Until the oil price begins to recover–mid-year at the earliest, I think–I don’t see this as a time to hold an emerging markets index.  Individual stocks or a China fund/ETF is the way to go.  Other than China, developed markets, rather than emerging markets, are the place to be.

 

 

 

 

 

 

 

 

Shaping a Portfolio for 2016: the EU

the secular situation isn’t great

On average, the population of the EU is older than that of the US and younger than Japan’s.  It faces the same problem as the two other traditional economic powers of waning trend GDP growth, based on minimal expansion of the workforce.  If the workforce in the US is growing by 1%+ per year and Japan’s shrinking by -0.5%, the EU’s is  somewhere in the middle, rising by, say, 0.5%-.

It, too, is caught by anti-change forces bolstered by claims of “exceptionalism,” but of a complex sort.  France, Italy, Germany, the UK…each claim that it is exceptional–and that the others are not.  This hinders productivity growth.

All in all, not a pretty sight for investors.

cyclically, though…

…the EU has several positive factors going for it at the moment:

–the value of the € against the dollar has fallen from $1.40 in mid-2014 to $1.08 now.  That’s almost a 25% drop.  Yes, the devaluation has caused a massive decrease in €-area wealth.  But that’s the past.  The currency decline is also acting as a significant boost to economic activity, in the same way a sharp drop in interest rates would.  This positive effect is most pronounced for export-oriented or import-competing activities.

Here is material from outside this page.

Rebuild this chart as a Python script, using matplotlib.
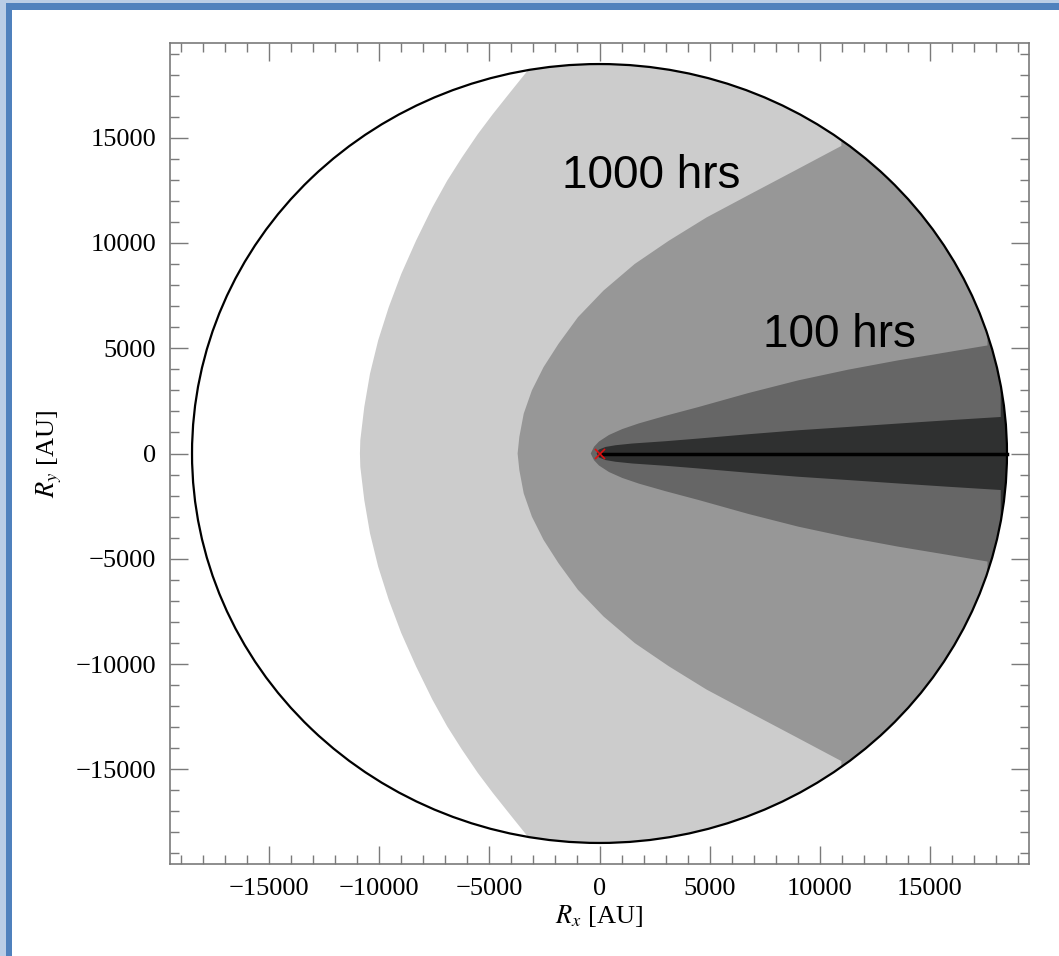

–after several years of GDP-growth pummeling austerity measures, the EU has belatedly adopted the same quantitative easing the US successfully used to restore economic growth.  As a result, the EU is in a sense like the US with a three-year lag–meaning growth can have a monetary tailwind aiding it for the next few years.

–the EU gets most of its hydrocarbon energy from abroad.  Russia, for example, is a mammoth supplier of natural gas to the union–all priced on a heating value equivalent with oil (translation:  it’s very expensive).  As a result, the EU is a prime beneficiary of the drop in the oil price over the past year or so.  The decline in the € has offset that a bit, but oil still costs 40% less today in euros than in early 2014.

–the Grexit crisis is over.

–emigration from the Middle East, especially Syria, is a big plus.  An influx of millions of young, motivated, reasonably trained workers is precisely what a sclerotic EU workforce needs to underpin GDP growth.  Chauvinistic politicians will doubtless dampen the effect somewhat, but this is still a significant long-term positive.

 

All in all, I think the EU has the potential for surprisingly strong economic performance in 2016.